[MUD-Dev] Declaration of the Rights of Avatars
Raph Koster
rkoster at austin.rr.com
Tue Apr 18 11:37:23 CEST 2000
> -----Original Message-----
> From: mud-dev-admin at kanga.nu [mailto:mud-dev-admin at kanga.nu]On Behalf Of
> Jeff Freeman
> Sent: Monday, April 17, 2000 9:04 AM
> To: mud-dev at kanga.nu
> Subject: RE: [MUD-Dev] Declaration of the Rights of Avatars
>
>
> Raph wrote:
> >- why do you want freedom to do things that are BAD admin or business
> >practice? (even considering that "freedom" and so on are total mirages in
> >this whole situation...)
>
> Why, because what 99% of the players think is a BAD admin
> decision, I might think is a good one.
If 99% of the players think it's a bad one strongly enough, it's arguably a
bad decision regardless of what you think. ;) Certainly you felt that way
often enough about UO! *grin*
Seriously, though--adminning is often a game of compromises. Sometimes you
make decisions that go against what you believe to be right in part because
you want to retain an audience, keep your players happy, etc. This seems to
happen even on those muds that don't really care about audience size,
etc--stuff sometimes happens or decisions get made to just to keep the
players happy.
> But, I have to agree with Matt... the whole thing seems to start off on
the
> wrong foot, pre-supposing that "all men are created equal" which of
course,
> they aren't. Its as if a Constitution were written and included
> the rights and responsibilities of God Almighty. What do you do if God
> Almighty shows up, gives it the once over and says, "Er... No."?

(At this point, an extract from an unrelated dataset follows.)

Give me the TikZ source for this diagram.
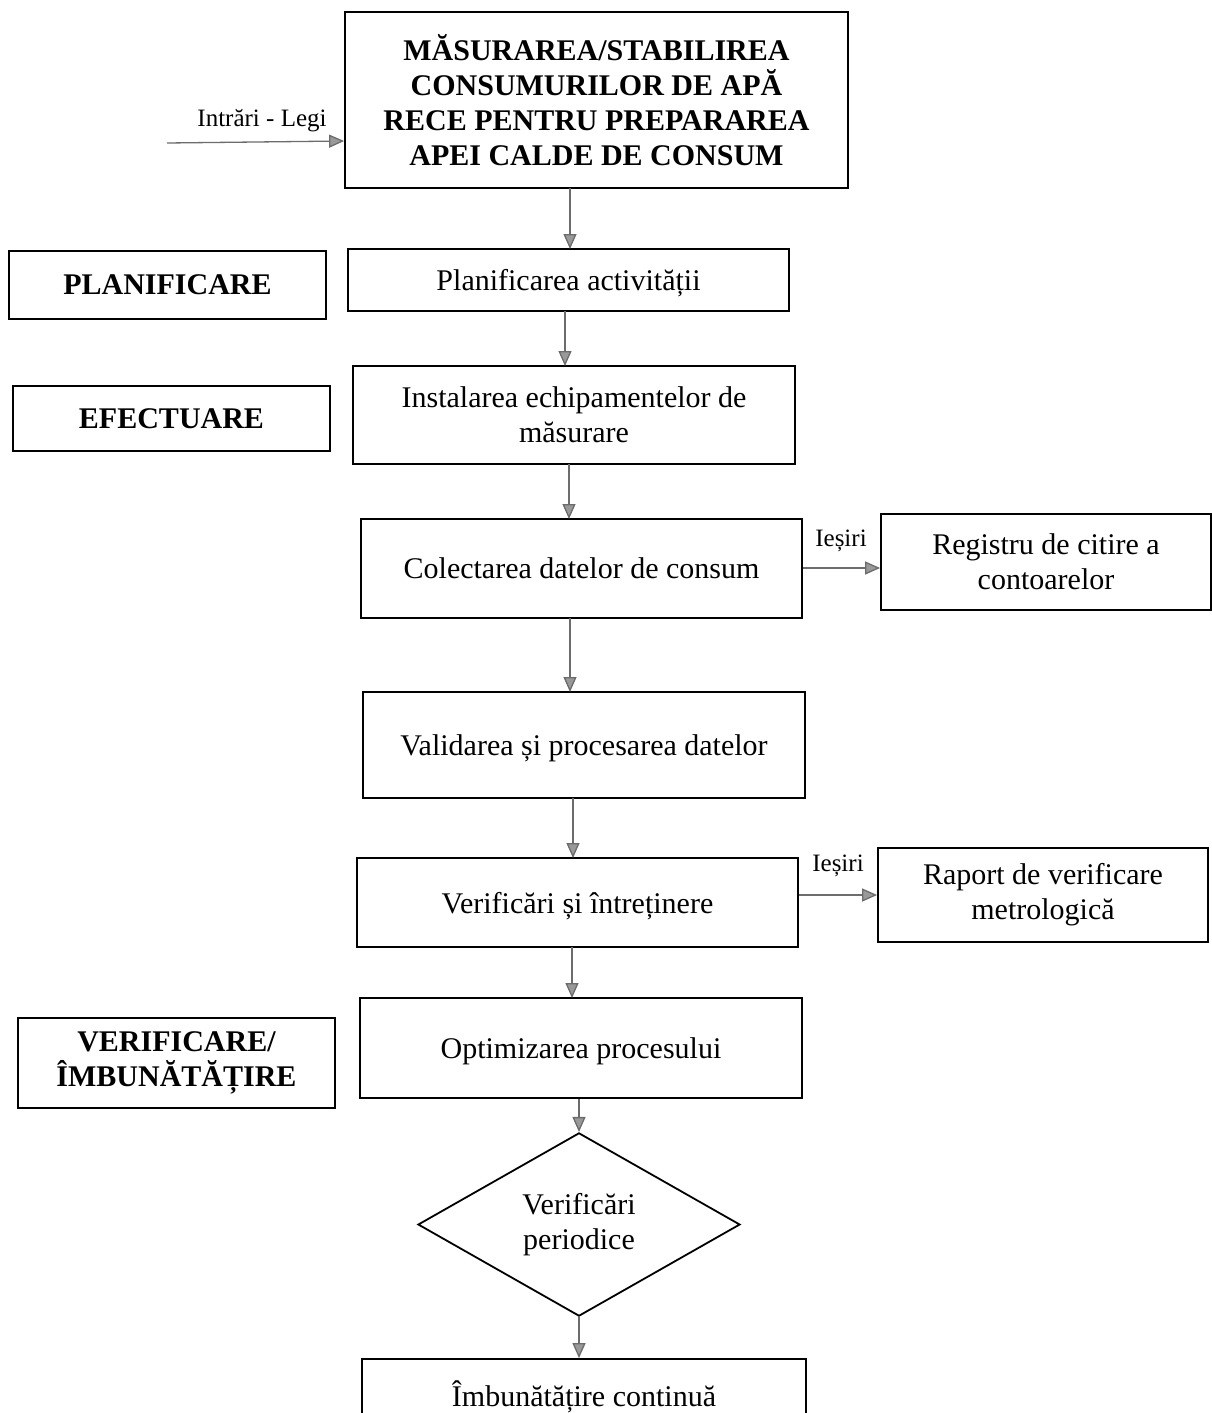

Who knows? Who cares? A lot of the commentary on this hypothetical document
centers around a couple of points:
- a bunch of people don't believe in rights. Many question who grants them,
whether they are derived from the community or from the admin or from a
Creator or whatever. I submit that this is a pointless debate: in terms of
muds, the admin grants them or denies them, regardless of whether they
previously exist because of a particular philosophical bent. The issue has
to be whether the admins SHOULD grant these rights.
- admins, as a whole, don't want to think players have any rights
whatsoever. Given that this is a group of almost exclusively admins talking
here, perhaps this is not surprising. Are there any people who are just
players out there who'd like to give their take on this issue? :)
- the reasons offered for not granting them seem to boil down to:
- this is a game, there's a bunch of oddities that mess with rights in a
game.
- this is my mud to run as I see fit. Caveat emptor, players.
- this restricts me too much in adminning the mud; I usually grant them
though.
1) I suspect is distraction from the actual issue. 2) and 3) are more
interesting.
We keep discussing 2) from only one perspective: presupposing that it is
indeed the creator's mud and that it is their right to do anything they want
unless they choose to surrender power and authority voluntarily. Can we
attack it from the other angle (unelss it's too alien to everyone's
thinking)? By what logic a mud admin assume that the act of setting up or
running a mud gives them control over what occurs within it? Again, as a
thought experiment. :)
As far as 3), it seems to be a case of "I want an escape hatch." Can we
build hypothetical situations where said escape hatch would even be needed,
beyond the ones already built into the document?